=== What to work on ===
Output each line exactly as it appears, skipping any embedded picture.

=== Data ===
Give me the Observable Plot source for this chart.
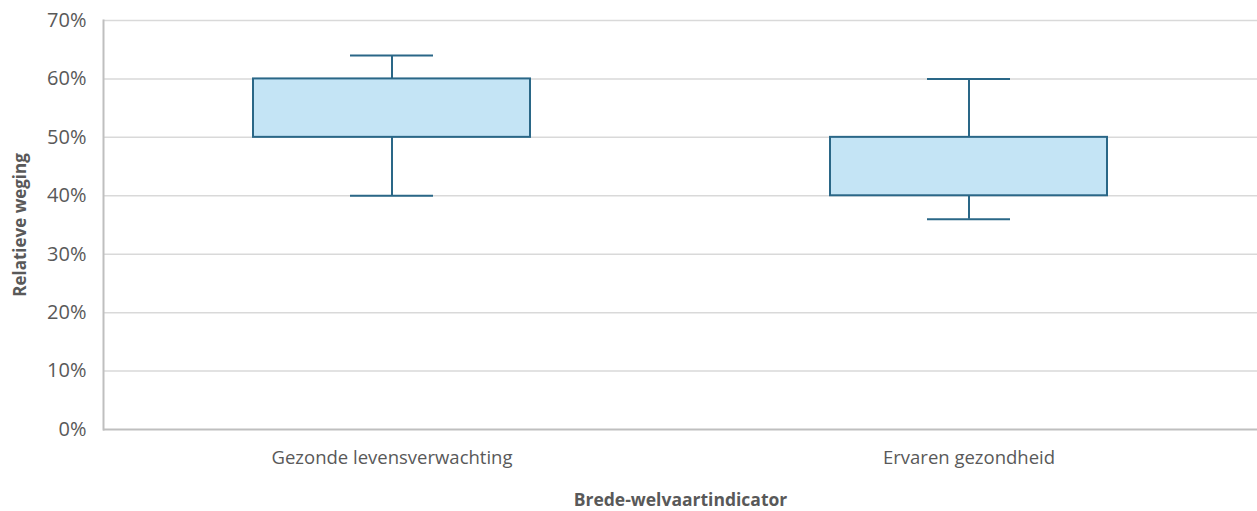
<!DOCTYPE html>
<html>
<head>
<meta charset="utf-8">
<script src="https://cdn.jsdelivr.net/npm/d3@7"></script>
<script src="https://cdn.jsdelivr.net/npm/@observablehq/plot@0.6"></script>
<style>
  html, body { margin: 0; padding: 0; background: #fff; }
  #chart svg { font-family: "Open Sans", Roboto, sans-serif; }
  #chart svg [aria-label="y-axis tick label"] text,
  #chart svg [aria-label="x-axis tick label"] text { fill: #595959; }
</style>
</head>
<body>
<div id="chart"></div>
<script>
const categories = ["Gezonde levensverwachting", "Ervaren gezondheid"];
const whiskerLow = [0.40, 0.36];
const q1 = [0.50, 0.40];
const q3 = [0.60, 0.50];
const whiskerHigh = [0.64, 0.60];
const yTicks = [0, 0.1, 0.2, 0.3, 0.4, 0.5, 0.6, 0.7];

const data = categories.map((c, i) => ({
  cat: c, lo: whiskerLow[i], q1: q1[i], q3: q3[i], hi: whiskerHigh[i]
}));

const boxStroke = "#2a6787";
const boxFill = "#c4e4f5";

const chart = Plot.plot({
  width: 1257,
  height: 511,
  marginLeft: 103,
  marginRight: 0,
  marginTop: 20,
  marginBottom: 82,
  style: { fontSize: "18px", background: "#fff" },
  x: { domain: categories, paddingInner: 0.52, paddingOuter: 0.26, label: null },
  y: { domain: [0, 0.7], ticks: yTicks, tickFormat: d3.format(".0%"), label: null },
  marks: [
    Plot.gridY(yTicks.filter(d => d > 0), { stroke: "#d9d9d9", strokeOpacity: 1, strokeWidth: 1.5 }),
    Plot.frame({ anchor: "left", stroke: "#bfbfbf", strokeWidth: 2 }),
    Plot.ruleY([0], { stroke: "#bfbfbf", strokeWidth: 2 }),
    Plot.axisY({ ticks: yTicks, tickFormat: d3.format(".0%"), tickSize: 0, tickPadding: 17, fontSize: 20, label: null }),
    Plot.axisX({ tickSize: 0, tickPadding: 21, fontSize: 18.5, label: null }),
    Plot.ruleX(data, { x: "cat", y1: "lo", y2: "q1", stroke: boxStroke, strokeWidth: 2 }),
    Plot.ruleX(data, { x: "cat", y1: "q3", y2: "hi", stroke: boxStroke, strokeWidth: 2 }),
    Plot.barY(data, { x: "cat", y1: "q1", y2: "q3", fill: boxFill, stroke: boxStroke, strokeWidth: 2 }),
    Plot.tickY(data, { x: "cat", y: "lo", stroke: boxStroke, strokeWidth: 2, insetLeft: 97, insetRight: 97 }),
    Plot.tickY(data, { x: "cat", y: "hi", stroke: boxStroke, strokeWidth: 2, insetLeft: 97, insetRight: 97 }),
    Plot.text(["Brede-welvaartindicator"], { frameAnchor: "bottom", dy: 76, fontSize: 17.5, fontWeight: "bold", fill: "#595959" }),
    Plot.text(["Relatieve weging"], { frameAnchor: "left", textAnchor: "middle", dx: -83, rotate: -90, fontSize: 17, fontWeight: "bold", fill: "#595959" })
  ]
});
document.getElementById("chart").appendChild(chart);
</script>
</body>
</html>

=== In response ===
Give me the Observable Plot source for this chart.
<!DOCTYPE html>
<html>
<head>
<meta charset="utf-8">
<script src="https://cdn.jsdelivr.net/npm/d3@7"></script>
<script src="https://cdn.jsdelivr.net/npm/@observablehq/plot@0.6"></script>
<style>
  html, body { margin: 0; padding: 0; background: #fff; }
  #chart svg { font-family: "Open Sans", Roboto, sans-serif; }
  #chart svg [aria-label="y-axis tick label"] text,
  #chart svg [aria-label="x-axis tick label"] text { fill: #595959; }
</style>
</head>
<body>
<div id="chart"></div>
<script>
const categories = ["Gezonde levensverwachting", "Ervaren gezondheid"];
const whiskerLow = [0.40, 0.36];
const q1 = [0.50, 0.40];
const q3 = [0.60, 0.50];
const whiskerHigh = [0.64, 0.60];
const yTicks = [0, 0.1, 0.2, 0.3, 0.4, 0.5, 0.6, 0.7];

const data = categories.map((c, i) => ({
  cat: c, lo: whiskerLow[i], q1: q1[i], q3: q3[i], hi: whiskerHigh[i]
}));

const boxStroke = "#2a6787";
const boxFill = "#c4e4f5";

const chart = Plot.plot({
  width: 1257,
  height: 511,
  marginLeft: 103,
  marginRight: 0,
  marginTop: 20,
  marginBottom: 82,
  style: { fontSize: "18px", background: "#fff" },
  x: { domain: categories, paddingInner: 0.52, paddingOuter: 0.26, label: null },
  y: { domain: [0, 0.7], ticks: yTicks, tickFormat: d3.format(".0%"), label: null },
  marks: [
    Plot.gridY(yTicks.filter(d => d > 0), { stroke: "#d9d9d9", strokeOpacity: 1, strokeWidth: 1.5 }),
    Plot.frame({ anchor: "left", stroke: "#bfbfbf", strokeWidth: 2 }),
    Plot.ruleY([0], { stroke: "#bfbfbf", strokeWidth: 2 }),
    Plot.axisY({ ticks: yTicks, tickFormat: d3.format(".0%"), tickSize: 0, tickPadding: 17, fontSize: 20, label: null }),
    Plot.axisX({ tickSize: 0, tickPadding: 21, fontSize: 18.5, label: null }),
    Plot.ruleX(data, { x: "cat", y1: "lo", y2: "q1", stroke: boxStroke, strokeWidth: 2 }),
    Plot.ruleX(data, { x: "cat", y1: "q3", y2: "hi", stroke: boxStroke, strokeWidth: 2 }),
    Plot.barY(data, { x: "cat", y1: "q1", y2: "q3", fill: boxFill, stroke: boxStroke, strokeWidth: 2 }),
    Plot.tickY(data, { x: "cat", y: "lo", stroke: boxStroke, strokeWidth: 2, insetLeft: 97, insetRight: 97 }),
    Plot.tickY(data, { x: "cat", y: "hi", stroke: boxStroke, strokeWidth: 2, insetLeft: 97, insetRight: 97 }),
    Plot.text(["Brede-welvaartindicator"], { frameAnchor: "bottom", dy: 76, fontSize: 17.5, fontWeight: "bold", fill: "#595959" }),
    Plot.text(["Relatieve weging"], { frameAnchor: "left", textAnchor: "middle", dx: -83, rotate: -90, fontSize: 17, fontWeight: "bold", fill: "#595959" })
  ]
});
document.getElementById("chart").appendChild(chart);
</script>
</body>
</html>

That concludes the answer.